THE REQUEST
Retype every line from the start of the data down to and including the line with "from matplotlib.ticker import". Skip the pictures.

DATASET SECTION
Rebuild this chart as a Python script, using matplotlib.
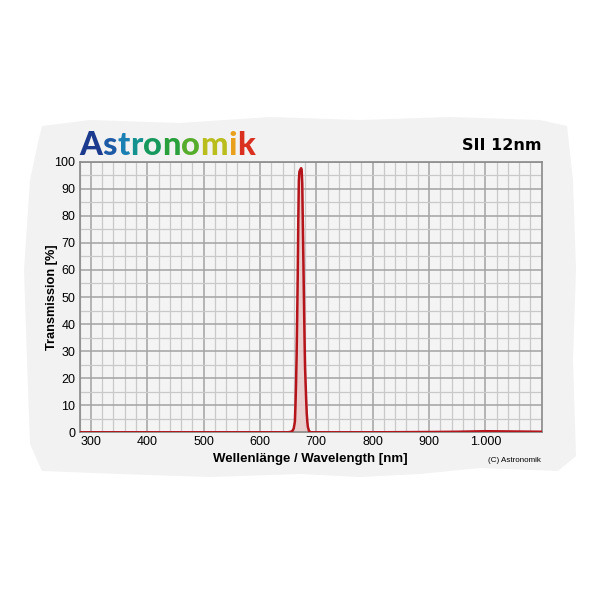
import matplotlib.pyplot as plt
from matplotlib.offsetbox import TextArea, HPacker, AnchoredOffsetbox
from matplotlib.patches import Polygon
from matplotlib.ticker import MultipleLocator, FixedLocator

# filter curve
wavelength = [280, 400, 500, 600, 640, 650, 655, 658, 660, 662, 663, 664, 665, 666,
              667, 668, 669, 670, 671, 672, 673, 674, 675, 676, 677, 678, 679, 680,
              681, 682, 683, 684, 685, 687, 690, 700, 800, 900, 950, 1000, 1050, 1100]
transmission = [0, 0, 0, 0, 0, 0, 0.2, 0.6, 1.5, 4, 10, 18, 28, 42,
                58, 78, 93, 96.3, 96.8, 97.2, 97.6, 97.0, 92, 78, 64, 50, 36, 24,
                18, 12, 7, 4, 2, 0.5, 0, 0, 0, 0.1, 0.2, 0.4, 0.3, 0.2]

x_ticks = [300, 400, 500, 600, 700, 800, 900, 1000]
x_labels = ['300', '400', '500', '600', '700', '800', '900', '1.000']
y_ticks = list(range(0, 101, 10))

logo_letters = list('Astronomik')
logo_colors = ['#1c3b8e', '#1d5ba6', '#1a7fb3', '#14928f', '#17995e',
               '#2aa03c', '#56ad2c', '#b9be1d', '#e9a11d', '#d9301f']

fig = plt.figure(figsize=(6, 6), dpi=100)
fig.patch.set_facecolor('white')

# torn paper background
paper = [(0.07, 0.79), (0.15, 0.80), (0.30, 0.795), (0.45, 0.805), (0.60, 0.80),
         (0.75, 0.805), (0.90, 0.80), (0.945, 0.79), (0.955, 0.70), (0.96, 0.55),
         (0.955, 0.40), (0.96, 0.24), (0.93, 0.215), (0.80, 0.22), (0.70, 0.21),
         (0.60, 0.205), (0.50, 0.21), (0.35, 0.205), (0.20, 0.21), (0.07, 0.215),
         (0.05, 0.26), (0.045, 0.40), (0.04, 0.55), (0.05, 0.70), (0.065, 0.77)]
fig.patches.append(Polygon(paper, closed=True, transform=fig.transFigure,
                           facecolor='#f2f2f2', edgecolor='none', zorder=-5))

ax = fig.add_axes([0.1328, 0.2795, 0.7700, 0.4510])
ax.set_facecolor('#f4f4f4')

ax.fill_between(wavelength, transmission, color='#e9c9c9', alpha=0.9, zorder=2)
ax.plot(wavelength, transmission, color='#b4141a', lw=1.8, zorder=3)

ax.set_xlim(280, 1100)
ax.set_ylim(0, 100)
ax.xaxis.set_major_locator(FixedLocator(x_ticks))
ax.set_xticklabels(x_labels)
ax.xaxis.set_minor_locator(MultipleLocator(20))
ax.set_yticks(y_ticks)
ax.yaxis.set_minor_locator(MultipleLocator(5))

ax.grid(which='minor', color='#c9c9c9', lw=0.9, zorder=1)
ax.grid(which='major', color='#a3a3a3', lw=1.1, zorder=1)
ax.set_axisbelow(True)
ax.tick_params(which='both', length=0, labelsize=9, pad=3)
for lab in ax.get_xticklabels() + ax.get_yticklabels():
    lab.set_family('Liberation Sans')
for s in ax.spines.values():
    s.set_color('#8a8a8a')
    s.set_linewidth(1.2)

ax.set_xlabel('Wellenlänge / Wavelength [nm]', fontsize=9.5, fontweight='bold',
              family='Liberation Sans', labelpad=3)
ax.set_ylabel('Transmission [%]', fontsize=9.2, fontweight='bold',
              family='Liberation Sans')
ax.yaxis.set_label_coords(-0.048, 0.5)

fig.text(0.903, 0.758, 'SII 12nm', ha='right', va='center', fontsize=11.5, fontweight='bold')
fig.text(0.902, 0.233, '(C) Astronomik', ha='right', va='center', fontsize=5.8,
         family='Liberation Sans')

# logo, one colour per letter
letters = [TextArea(c, textprops=dict(color=col, fontsize=23.5, fontweight='black',
                                      family='Lato'))
           for c, col in zip(logo_letters, logo_colors)]
logo = HPacker(children=letters, pad=0, sep=0.3, align='baseline')
anchored = AnchoredOffsetbox(loc='lower left', child=logo, pad=0, frameon=False,
                             bbox_to_anchor=(0.132, 0.733), bbox_transform=fig.transFigure,
                             borderpad=0)
fig.add_artist(anchored)

fig.savefig('out.png', dpi=100)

WORKED SOLUTION
Rebuild this chart as a Python script, using matplotlib.
import matplotlib.pyplot as plt
from matplotlib.offsetbox import TextArea, HPacker, AnchoredOffsetbox
from matplotlib.patches import Polygon
from matplotlib.ticker import MultipleLocator, FixedLocator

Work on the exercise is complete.